This text is the second of three volumes by Burger and Burge to provide an algorithmic introduction to digital image processing. The first volume [1] concentrates on introductory material; this volume expands on the material by adding implementation details to a number of the presented algorithms. This textbook is for academicians who want a mathematical or theoretical foundation that underlies the methods used, as well as for engineers who are interested in practical implementations of the most important algorithms. The volume is a very nice extension to the material and a worthwhile read.

The introductory chapter covers the basics of programming with images. The second chapter jumps into image analysis by defining and finding image regions; a number of different methods are discussed: flood filling, sequential region labeling, and contour finding. Implementation details of how to represent the image region as a matrix and how to represent the image using run-length encoding (RLE) are provided. Properties of binary regions are developed, including geometric, statistical, and moment-based shape features, as well as topological properties. The book takes a top-down approach and moves from regions (chapter 2) to simple curves (chapter 3) to a special type of curve, corners (chapter 4).

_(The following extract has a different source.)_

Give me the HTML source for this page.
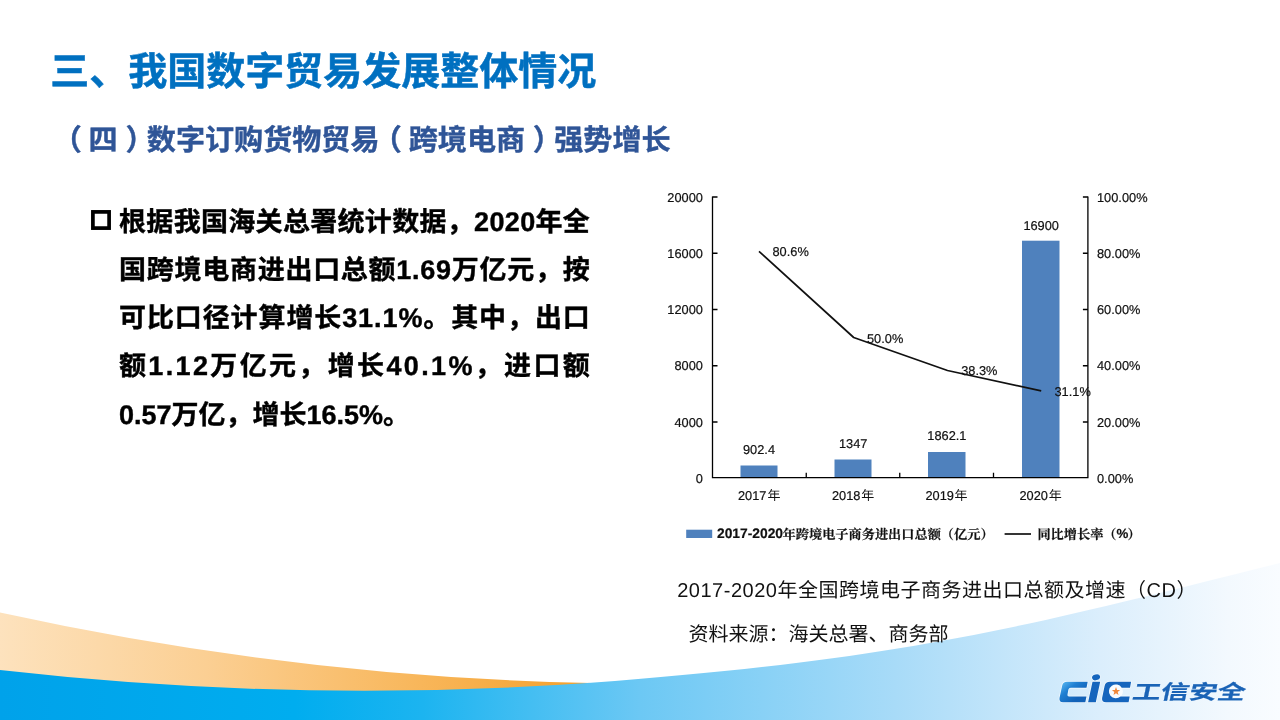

Chapter 3 detects simple curves. The first issue is retrieving salient structures from the image. The classical Hough transform, as improved by Duda and Hart [2], is used as the basis of a voting scheme to determine consistency among pixels with a particular curve interpretation, be it a line, circle, or ellipse. To accomplish this, the implementation utilizes an accumulator array. Chapter 4 uses the Harris and Stephens corner detector [3,4] to detect corners, by computing the corner response function to select good corner points. It should be noted that from an image detection point of view, gestalt vision psychophysicists avoid corner detection because of the variance it has to the viewpoint. More recently, corner detection based on the Harris operator is invariant: “interest points obtained from the multi-scale Harris operator with automatic scale selection are invariant to translations, rotations and uniform rescalings in the spatial domain” [5]. Readers are referred to the work of Lindeberg [6] for a full treatment. Appendix B provides source code for the major algorithms presented so far.

Color theory comprises the discussions in chapter 5, “Color Quantization,” and chapter 6, “Colorimetric Color Spaces.” Chapter 5 presents a number of algorithms to convert the current 24-bit color image to an eight-bit color image, such as Heckbert’s median cut [7], Gervautz and Purgathofer’s octree [8], and the populosity algorithm, which constructs a histogram to count the number of times each color appears and then chooses the most frequent colors. Other methods for vector quantization are also presented. Chapter 6 provides an extensive treatment of various colorimetric spaces (variants of CIE and RGB, as well as an L*a*b* color space implementation).

Chapters 7 to 9 involve more advanced mathematical development and analyze different types of transforms. Chapter 7 introduces spectral techniques with the classic Fourier transform and discusses important properties of the Fourier transform. The rest of the chapter works with discrete signals and implements the discrete Fourier transform (DFT). The treatment is from a teaching perspective, so each subsection addresses a specific aspect of the theory. Building on this theory treatment, chapter 8 implements the two-dimensional (2D) DFT. Many aspects of this transform are discussed, including windowing and the effects of periodicity. Chapter 9 differentiates the discrete cosine transform (DCT) by one and two dimensionality and the notions of separability.

The last two chapters are quite interesting. Chapter 10, “Geometric Operations,” concisely presents all types of mapping and interpolation techniques, and Java implementation details are discussed. Unlike previous chapters that focus on image analysis, this chapter is typically used for object reconstruction and the display of images. The last chapter has a higher-level vision application in mind, comparing images as a whole and for patterns within.